As a principal eng, side-stepping a migration and having a good local dev experience is too good of a deal to pass up.
That being said, turbopuffer looks interesting. I will check it out. Hopefully their local dev experience is good
The number of people I know who’ve had unrecoverable shard failures on Qdrant is too high to take it seriously.
The bit about paying for publicity doesn’t bother me.
Edit: I haven’t found anything egregious that the CEO has said, or anything really sketchy. The shard failure warnings look serious, but the issues look closed
https://x.com/generall931/status/1809303448837582850?s=46
There used to be a benchmarking issue with a founder that was particularly egregious but I can’t find it anymore.
The sharding and consensus issues were from around a year and a half ago, so maybe it’s gotten better.
There are just so many options in the space, I don’t know why you’d go with one of the least correct vendors (whether or not the correctness is deception is a different question that I can’t answer)
Works well for the vast majority of our customers (although we get the very occasional complaint about wanting a dev environment that works offline). The dataset sizes for local dev are usually so small that the cost rounds to free.
It's only occasional because the people who care about dev environments that work offline are most likely to just skip you and move on.
For actual developer experience, as well as a number of use cases like customers with security and privacy concerns, being able to host locally is essential.
Fair enough if you don't care about those segments of the market, but don't confuse a small number of people asking about it with a small number of people wanting it.
I'm watching them with excitement. We all learn from each other. There's so much to do.
- start small on a laptop. Going through procurement at companies is a pain
- test things in CI reliably. Outages don’t break builds
- transition from laptop scale to web scale easily with the same API with just a different backend
Otherwise it’s really hard to justify not using S3 vectors here
The current dev experience is to start with faiss for PoCs, move to pgvector and then something heavy duty like one of the Lucene wrappers.
Note that we already have a in-your-own-VPC offering for large orgs with strict security/privacy/regulatory controls.
in many CI environments unit tests don't have network access, it's not purely a price consideration.

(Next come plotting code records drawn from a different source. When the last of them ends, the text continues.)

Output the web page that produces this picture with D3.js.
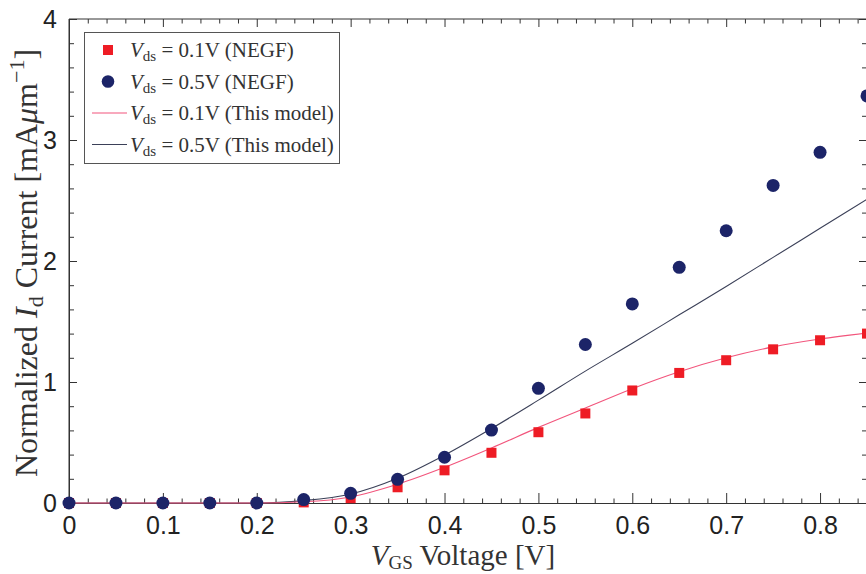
<!DOCTYPE html>
<html>
<head>
<meta charset="utf-8">
<script src="https://cdn.jsdelivr.net/npm/d3@7"></script>
<style>
  html, body { margin: 0; padding: 0; background: #fff; }
  svg { display: block; }
</style>
</head>
<body>
<svg id="chart" width="866" height="574"></svg>
<script>
// Gate voltage sweep (V)
const vgs = [0, 0.05, 0.1, 0.15, 0.2, 0.25, 0.3, 0.35, 0.4, 0.45, 0.5, 0.55, 0.6, 0.65, 0.7, 0.75, 0.8, 0.85];

// NEGF reference currents (mA/um)
const negfVds01 = [0, 0, 0, 0, 0, 0.005, 0.04, 0.13, 0.27, 0.415, 0.585, 0.74, 0.93, 1.075, 1.18, 1.27, 1.345, 1.4];
const negfVds05 = [0, 0, 0, 0, 0, 0.028, 0.08, 0.196, 0.378, 0.603, 0.948, 1.31, 1.645, 1.948, 2.25, 2.625, 2.898, 3.364];

// Compact model currents (mA/um)
const modelVds01 = [0, 0, 0, 0, 0, 0.01, 0.05, 0.155, 0.295, 0.455, 0.625, 0.785, 0.945, 1.085, 1.2, 1.29, 1.355, 1.405];
const modelVds05 = [0, 0, 0, 0, 0, 0.02, 0.075, 0.205, 0.395, 0.615, 0.85, 1.09, 1.32, 1.555, 1.79, 2.03, 2.27, 2.51];

// Axis ticks
const xTicks = [0, 0.1, 0.2, 0.3, 0.4, 0.5, 0.6, 0.7, 0.8];
const yTicks = [0, 1, 2, 3, 4];

const svg = d3.select("#chart");

const x = d3.scaleLinear().domain([0, 0.85]).range([69, 867]);
const y = d3.scaleLinear().domain([0, 4]).range([503, 19]);

const axisColor = "#333";
const redMarker = "#ee1c25";
const blueMarker = "#1c2468";
const redLine = "#f2557c";
const blueLine = "#3b4058";

const xMinor = d3.range(0, 0.8601, 0.02).filter(v => Math.abs(v * 10 - Math.round(v * 10)) > 1e-6);
const yMinor = d3.range(0, 4.001, 0.2).filter(v => Math.abs(v - Math.round(v)) > 1e-6);

// Frame
const frame = svg.append("g");
frame.append("line").attr("x1", x(0)).attr("x2", x(0)).attr("y1", y(0)).attr("y2", y(4)).attr("stroke", axisColor);
frame.append("line").attr("x1", x(0.85)).attr("x2", x(0.85)).attr("y1", y(0)).attr("y2", y(4)).attr("stroke", axisColor);
frame.append("line").attr("x1", x(0)).attr("x2", x(0.85)).attr("y1", y(4)).attr("y2", y(4)).attr("stroke", axisColor);

function styleTicks(g) {
  g.select(".domain").remove();
  g.selectAll(".tick line").attr("stroke", axisColor);
}

// Bottom axis (inward ticks) with labels
const bottomAxis = svg.append("g").attr("transform", `translate(0,${y(0)})`)
  .call(d3.axisBottom(x).tickValues(xTicks).tickSizeInner(-10).tickSizeOuter(0).tickPadding(13)
    .tickFormat(d => d === 0 ? "0" : d3.format(".1f")(d)));
bottomAxis.select(".domain").attr("stroke", axisColor);
bottomAxis.selectAll(".tick line").attr("stroke", axisColor);
bottomAxis.selectAll(".tick text").attr("font-family", "'Liberation Sans', Arial, sans-serif")
  .attr("font-size", 25).attr("fill", "#222").attr("dy", "0.71em");

svg.append("g").attr("transform", `translate(0,${y(0)})`)
  .call(d3.axisBottom(x).tickValues(xMinor).tickSizeInner(-4.5).tickSizeOuter(0).tickFormat(""))
  .call(styleTicks);

// Top axis (ticks pointing down)
svg.append("g").attr("transform", `translate(0,${y(4)})`)
  .call(d3.axisTop(x).tickValues(xTicks).tickSizeInner(-8).tickSizeOuter(0).tickFormat(""))
  .call(styleTicks);
svg.append("g").attr("transform", `translate(0,${y(4)})`)
  .call(d3.axisTop(x).tickValues(xMinor).tickSizeInner(-4.5).tickSizeOuter(0).tickFormat(""))
  .call(styleTicks);

// Left axis with labels
const leftAxis = svg.append("g").attr("transform", `translate(${x(0)},0)`)
  .call(d3.axisLeft(y).tickValues(yTicks).tickSizeInner(-8).tickSizeOuter(0).tickPadding(12).tickFormat(d3.format("d")));
leftAxis.select(".domain").attr("stroke", axisColor);
leftAxis.selectAll(".tick line").attr("stroke", axisColor);
leftAxis.selectAll(".tick text").attr("font-family", "'Liberation Sans', Arial, sans-serif")
  .attr("font-size", 25).attr("fill", "#222");
svg.append("g").attr("transform", `translate(${x(0)},0)`)
  .call(d3.axisLeft(y).tickValues(yMinor).tickSizeInner(-5).tickSizeOuter(0).tickFormat(""))
  .call(styleTicks);

// Right axis ticks
svg.append("g").attr("transform", `translate(${x(0.85)},0)`)
  .call(d3.axisRight(y).tickValues(yTicks).tickSizeInner(-8).tickSizeOuter(0).tickFormat(""))
  .call(styleTicks);
svg.append("g").attr("transform", `translate(${x(0.85)},0)`)
  .call(d3.axisRight(y).tickValues(yMinor).tickSizeInner(-5).tickSizeOuter(0).tickFormat(""))
  .call(styleTicks);

// Model curves
const curve = d3.line().x(d => x(d[0])).y(d => y(d[1])).curve(d3.curveMonotoneX);
svg.append("path").datum(vgs.map((v, i) => [v, modelVds05[i]]))
  .attr("d", curve).attr("fill", "none").attr("stroke", blueLine).attr("stroke-width", 1.1);
svg.append("path").datum(vgs.map((v, i) => [v, modelVds01[i]]))
  .attr("d", curve).attr("fill", "none").attr("stroke", redLine).attr("stroke-width", 1.1);

// NEGF markers
const sq = 10;
svg.append("g").selectAll("rect").data(vgs.map((v, i) => [v, negfVds01[i]])).join("rect")
  .attr("x", d => x(d[0]) - sq / 2).attr("y", d => y(d[1]) - sq / 2)
  .attr("width", sq).attr("height", sq).attr("fill", redMarker);
svg.append("g").selectAll("circle").data(vgs.map((v, i) => [v, negfVds05[i]])).join("circle")
  .attr("cx", d => x(d[0])).attr("cy", d => y(d[1])).attr("r", 6.5).attr("fill", blueMarker);

// Axis titles
const serif = "'Liberation Serif', 'Times New Roman', serif";
const xt = svg.append("text").attr("x", 463).attr("y", 565).attr("text-anchor", "middle")
  .attr("font-family", serif).attr("font-size", 29).attr("fill", "#333");
xt.append("tspan").attr("font-style", "italic").text("V");
xt.append("tspan").attr("font-size", 19).attr("dy", 4).text("GS");
xt.append("tspan").attr("dy", -4).text(" Voltage [V]");

const yt = svg.append("text").attr("transform", "translate(37,263) rotate(-90)").attr("text-anchor", "middle")
  .attr("font-family", serif).attr("font-size", 32).attr("fill", "#333");
yt.append("tspan").text("Normalized ");
yt.append("tspan").attr("font-style", "italic").text("I");
yt.append("tspan").attr("font-size", 22).attr("dy", 6).text("d");
yt.append("tspan").attr("dy", -6).text(" Current [mA");
yt.append("tspan").attr("font-style", "italic").text("μ");
yt.append("tspan").text("m");
yt.append("tspan").attr("font-size", 22).attr("dy", -13).text("−1");
yt.append("tspan").attr("dy", 13).text("]");

// Legend
const legendItems = [
  { kind: "square", label: "0.1V (NEGF)" },
  { kind: "circle", label: "0.5V (NEGF)" },
  { kind: "redline", label: "0.1V (This model)" },
  { kind: "blueline", label: "0.5V (This model)" }
];
const lg = svg.append("g");
lg.append("rect").attr("x", 84.5).attr("y", 32.5).attr("width", 255).attr("height", 131)
  .attr("fill", "#fff").attr("stroke", "#555").attr("stroke-width", 1);
legendItems.forEach((it, i) => {
  const cy = 50 + i * 31.5;
  if (it.kind === "square") {
    lg.append("rect").attr("x", 108 - 5).attr("y", cy - 5).attr("width", 10).attr("height", 10).attr("fill", redMarker);
  } else if (it.kind === "circle") {
    lg.append("circle").attr("cx", 108).attr("cy", cy).attr("r", 6.3).attr("fill", blueMarker);
  } else {
    lg.append("line").attr("x1", 92).attr("x2", 127).attr("y1", cy).attr("y2", cy)
      .attr("stroke", it.kind === "redline" ? redLine : blueLine).attr("stroke-width", 1.1);
  }
  const t = lg.append("text").attr("x", 130).attr("y", cy + 7).attr("font-family", serif)
    .attr("font-size", 21).attr("fill", "#333");
  t.append("tspan").attr("font-style", "italic").text("V");
  t.append("tspan").attr("font-size", 15).attr("dy", 4).text("ds");
  t.append("tspan").attr("dy", -4).text(" = " + it.label);
});
</script>
</body>
</html>
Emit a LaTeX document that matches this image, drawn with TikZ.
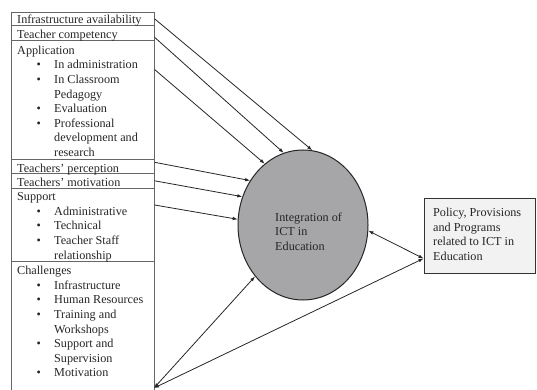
\documentclass[tikz,border=0pt]{standalone}
\usepackage{fontspec}
\setmainfont{Liberation Serif}
\usetikzlibrary{shapes.geometric,arrows.meta}
\newcommand{\bitem}{\hspace*{19.5pt}\makebox[17.5pt][l]{\textbullet}}
\newcommand{\cont}{\hspace*{37pt}}
\begin{document}
\begin{tikzpicture}[x=1pt,y=-1pt,
  lbox/.style={draw=black!60, line width=0.6pt, minimum width=143pt, inner sep=0pt, anchor=north west},
  txt/.style={anchor=north west, inner sep=0pt, align=left, font=\fontsize{12.2}{14.6}\selectfont, text=black!85},
  conn/.style={draw=black!85, line width=0.8pt, -{Latex[length=5pt,width=3.6pt]}},
  dconn/.style={draw=black!85, line width=0.8pt, {Latex[length=5pt,width=3.6pt]}-{Latex[length=5pt,width=3.6pt]}}]
\useasboundingbox (0,0) rectangle (537,390);
% left boxes
\node[lbox, minimum height=13pt] (infra) at (11,12) {};
\node[lbox, minimum height=15pt] (tc) at (11,25) {};
\node[lbox, minimum height=119pt] (app) at (11,40) {};
\node[lbox, minimum height=14pt] (perc) at (11,159) {};
\node[lbox, minimum height=15pt] (motiv) at (11,173) {};
\node[lbox, minimum height=73pt] (supp) at (11,188) {};
\node[lbox, minimum height=131pt] (chal) at (11,261) {};
% texts
\node[txt] (tinfra) at (17,13.3) {\strut Infrastructure availability};
\node[txt] (ttc) at (17,28.3) {\strut Teacher competency};
\node[txt] (tapp) at (17,43.8) {\strut Application\\
\bitem In administration\\
\bitem In Classroom\\
\cont Pedagogy\\
\bitem Evaluation\\
\bitem Professional\\
\cont development and\\
\cont research};
\node[txt] (tperc) at (17,161.8) {\strut Teachers’ perception};
\node[txt] (tmotiv) at (17,176.3) {\strut Teachers’ motivation};
\node[txt] (tsupp) at (17,190.3) {\strut Support\\
\bitem Administrative\\
\bitem Technical\\
\bitem Teacher Staff\\
\cont relationship};
\node[txt] (tchal) at (17,264.3) {\strut Challenges\\
\bitem Infrastructure\\
\bitem Human Resources\\
\bitem Training and\\
\cont Workshops\\
\bitem Support and\\
\cont Supervision\\
\bitem Motivation};
% ellipse
\node[ellipse, draw=black!85, line width=1pt, fill={rgb,255:red,166;green,166;blue,169}, minimum width=130pt, minimum height=150pt, inner sep=0pt] (ell) at (303,225) {};
\node[txt] (tell) at (275,210.8) {\strut Integration of\\ICT in\\Education};
% policy box
\node[draw=black!80, line width=1pt, fill=black!5, minimum width=111pt, minimum height=75pt, inner sep=0pt] (pol) at (479.5,235.5) {};
\node[txt] (tpol) at (433,206.3) {\strut Policy, Provisions\\and Programs\\related to ICT in\\Education};
% connector points
\coordinate (cb) at (154,388);
\coordinate (pp) at ([yshift=15pt]pol.south west);
% connectors
\draw[conn] (infra.east) -- (ell.83);
\draw[conn] ([yshift=-4.5pt]tc.east) -- (ell.105);
\draw[conn] ([yshift=-29.5pt]app.north east) -- (ell.122.6);
\draw[conn] ([yshift=4pt]perc.east) -- (ell.140.6);
\draw[conn] (motiv.east) -- (ell.155.7);
\draw[conn] ([yshift=-17pt]supp.north east) -- (ell.175);
\draw[dconn] (cb) -- (ell.227);
\draw[dconn] (cb) -- (pp);
\draw[dconn] (ell.-5.7) -- (pp);
\end{tikzpicture}
\end{document}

(not a turbopuffer customer but I have been looking at it)
I've never seen a hard block on network access (how do you install packages/pull images?) but I am sympathetic to wanting to enforce that unit tests run quickly by minimizing/eliminating RTT to networked services.
We've considered the possibility of a local simulator before. Let me know if it winds up being a blocker for your use case.

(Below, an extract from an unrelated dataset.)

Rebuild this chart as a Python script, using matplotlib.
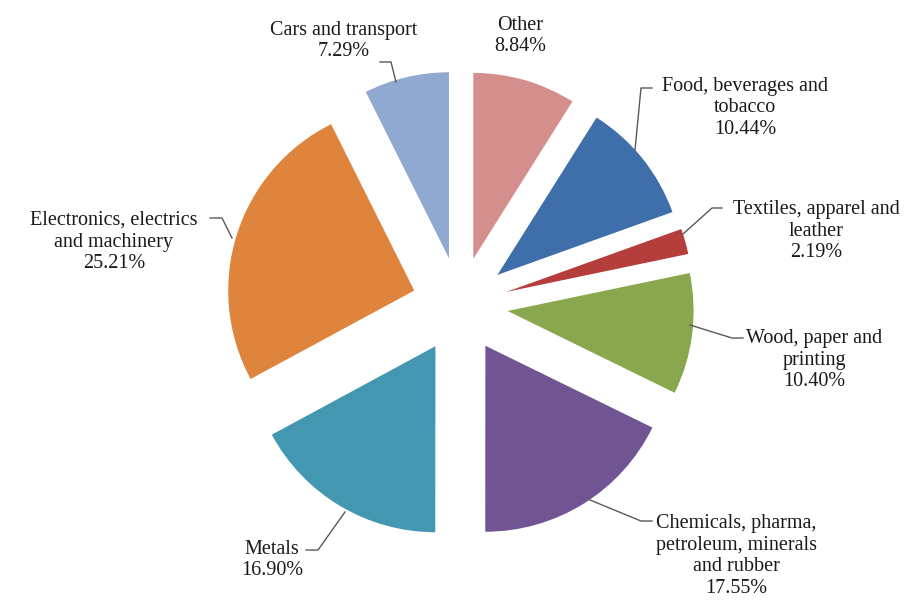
import matplotlib.pyplot as plt

# Datos (en el sentido de las agujas del reloj desde las 12)
sectors = ["Other", "Food, beverages and\ntobacco", "Textiles, apparel and\nleather",
           "Wood, paper and\nprinting", "Chemicals, pharma,\npetroleum, minerals\nand rubber",
           "Metals", "Electronics, electrics\nand machinery", "Cars and transport"]
shares = [8.84, 10.44, 2.19, 10.40, 17.55, 16.90, 25.21, 7.29]
colors = ["#D48F8D", "#3F6FAB", "#B53D3B", "#89A84D", "#715592",
          "#4397B1", "#DE843C", "#8FA9D1"]

plt.rcParams['font.family'] = ['Liberation Serif', 'DejaVu Serif']

fig = plt.figure(figsize=(9.06, 6.02), dpi=100)
ax = fig.add_axes([0, 0, 1, 1])

cx, cy = 460, 602 - 305
radius = 186
wedges, _ = ax.pie(shares, colors=colors, startangle=90, counterclock=False,
                   radius=radius, center=(cx, cy), explode=[48] * len(shares),
                   wedgeprops=dict(linewidth=0), frame=True)
ax.set_xlim(0, 906)
ax.set_ylim(0, 602)
ax.set_aspect('equal')
ax.axis('off')

# posiciones de las etiquetas (pixeles, y desde arriba) y lineas guia
label_pos = [(520, 36), (745, 108), (816, 231), (814, 360), (736, 556),
             (272, 560), (114, 242), (344, 41)]
leaders = [None,
           [(652, 88), (641, 88), (635, 150)],
           [(722, 208), (712, 208), (683, 234)],
           [(743, 338), (732, 338), (690, 325)],
           [(652, 521), (641, 521), (590, 500)],
           [(306, 550), (318, 550), (345, 512)],
           [(210, 218), (222, 218), (232, 238)],
           [(380, 62), (391, 62), (396, 82)]]

for name, val, (lx, ly), lead in zip(sectors, shares, label_pos, leaders):
    ax.text(lx, 602 - ly, f"{name}\n{val:.2f}%", ha='center', va='center',
            fontsize=14.5, color='#1a1a1a', linespacing=1.2)
    if lead:
        ax.plot([p[0] for p in lead], [602 - p[1] for p in lead],
                color='#595959', lw=1)

fig.savefig("out.png", dpi=100)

You pre-build the images with packages installed beforehand, then use those image offline.
The fact that you haven't come across this kind of setup suggests that your hundreds of CI systems are not representative of the industry as a whole.

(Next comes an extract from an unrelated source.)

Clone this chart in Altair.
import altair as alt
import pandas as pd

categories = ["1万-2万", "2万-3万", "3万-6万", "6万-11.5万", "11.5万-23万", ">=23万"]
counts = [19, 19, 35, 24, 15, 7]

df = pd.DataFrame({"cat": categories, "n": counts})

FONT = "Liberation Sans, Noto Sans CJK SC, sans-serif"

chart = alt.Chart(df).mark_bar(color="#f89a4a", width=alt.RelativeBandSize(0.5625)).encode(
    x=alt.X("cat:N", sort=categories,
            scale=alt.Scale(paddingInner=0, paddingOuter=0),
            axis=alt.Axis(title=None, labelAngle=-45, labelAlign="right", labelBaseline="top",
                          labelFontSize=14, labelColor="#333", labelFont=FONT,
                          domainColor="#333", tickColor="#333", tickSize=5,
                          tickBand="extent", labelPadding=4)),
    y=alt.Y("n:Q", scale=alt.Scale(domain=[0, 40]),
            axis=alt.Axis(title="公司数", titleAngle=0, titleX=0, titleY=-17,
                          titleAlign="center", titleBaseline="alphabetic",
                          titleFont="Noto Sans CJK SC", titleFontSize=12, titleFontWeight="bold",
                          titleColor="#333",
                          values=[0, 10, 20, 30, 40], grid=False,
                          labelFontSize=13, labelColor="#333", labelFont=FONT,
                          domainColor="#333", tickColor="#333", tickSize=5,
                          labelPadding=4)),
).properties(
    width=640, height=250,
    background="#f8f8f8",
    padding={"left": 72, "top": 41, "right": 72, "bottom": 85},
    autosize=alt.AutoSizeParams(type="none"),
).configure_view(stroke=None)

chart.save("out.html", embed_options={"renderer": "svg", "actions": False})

(I am familiar with Bazel, but I'll have to save the war stories for another thread. It's not a build tool we see our particular customers using.)
Without that it’s unfortunately a non starter
I appreciate your responsiveness and open mind
I really really enjoy & learn a lot from the mixedbread blog. And they find good stuff to open source (although the product itself is closed). https://www.mixedbread.com/blog
I feel like there's a lot of overlap but also probably a lot of distinction too. Pretty new to this space of products though.
When you're operating at the 100B scale, you're pushing beyond the capacity that most on-prem setups can handle. Most orgs have no choice but to put a 100B workload into the nearest public cloud. (For smaller workloads, considerations are different, for sure.)
I'm not sure how that'd work with the binary quantization phase though. For example, we use Matroyska, and some of the bits matter way more than others, so that might be super painful.
Different vector indexes have very different recall and even different parameters for each dramatically impact this.
HNSW can have very good recall even at high vector counts.
There's also the embedding model, whether you're quantizing, if it's pure rag vs hybrid bm25 / static word embeddings vs graph connections, whether you're reranking etc etc
I was curious given the cloud discussion - a quick search suggests default AWS SSD bandwidth is 250 MB/s, and you can pay more for 1 GB/s. Similar for s3, one http connection is < 100 MB/s, and you can pay for more parallel connections. So the hot binary quantized search index is doing a lot of work to minimize these both for the initial hot queries and pruning later fetches. Very cool!
turbopuffer will also continuously monitor production recall at the per-shard level (or on-demand with https://turbopuffer.com/docs/recall). Perhaps counterintuitively, the global recall will actually be better than the per-shard recall if each shard is asked for its own, local top_k!
What CPU are they using here?